Saudi Arabia announced the discovery of 120,000-year-old footprints of humans and predators in the northern region of Tabuk.
The Ministry of Culture, represented by the Heritage Commission, disclosed that a joint team, comprising of Saudi and international archeological experts, made the discovery of footprints of humans, elephants and predatory animals around an ancient, dry lake on the outskirts of the Tabuk region, dating back to more than 120,000 years from now.
Dr. Jasir Al-Herbish, president of the Heritage Commission, announced this during a press conference, saying that this new and important archaeological discovery represents the first scientific evidence of the oldest human habitation in the Arabian Peninsula.
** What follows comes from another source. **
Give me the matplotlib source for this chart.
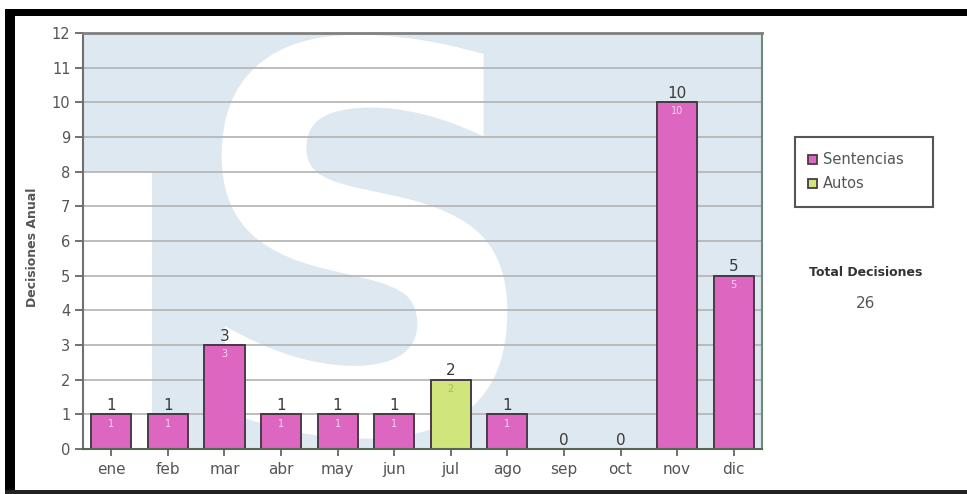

“The team identified footprint traces of seven humans, 107 camels, 43 elephants and other animal traces from ibex, deer and bovine families, which were moving in groups of adults and offspring, in addition to about 233 fossils that represent the skeletal remains of elephants and oryx,” he said.
The Saudi and international research team have been working for more than 10 years on multi-disciplinary field research. The project was called “The Green Arabian Peninsula”, which covered different desert areas, around volcanic hotspots, and near some coasts in Tabuk, Najran, Riyadh, Hail, and Madinah.
The current evidence strongly supports the assertions of the existence of “Green Arabia” in the past as there are environmental records and archaeological sites dating back 500,000 years.
There were rivers and lakes throughout the Arabian Peninsula, which led to population spreads and expansions, and this confirms that the peninsula was a major crossroads between Africa and the rest of Eurasia throughout prehistoric times.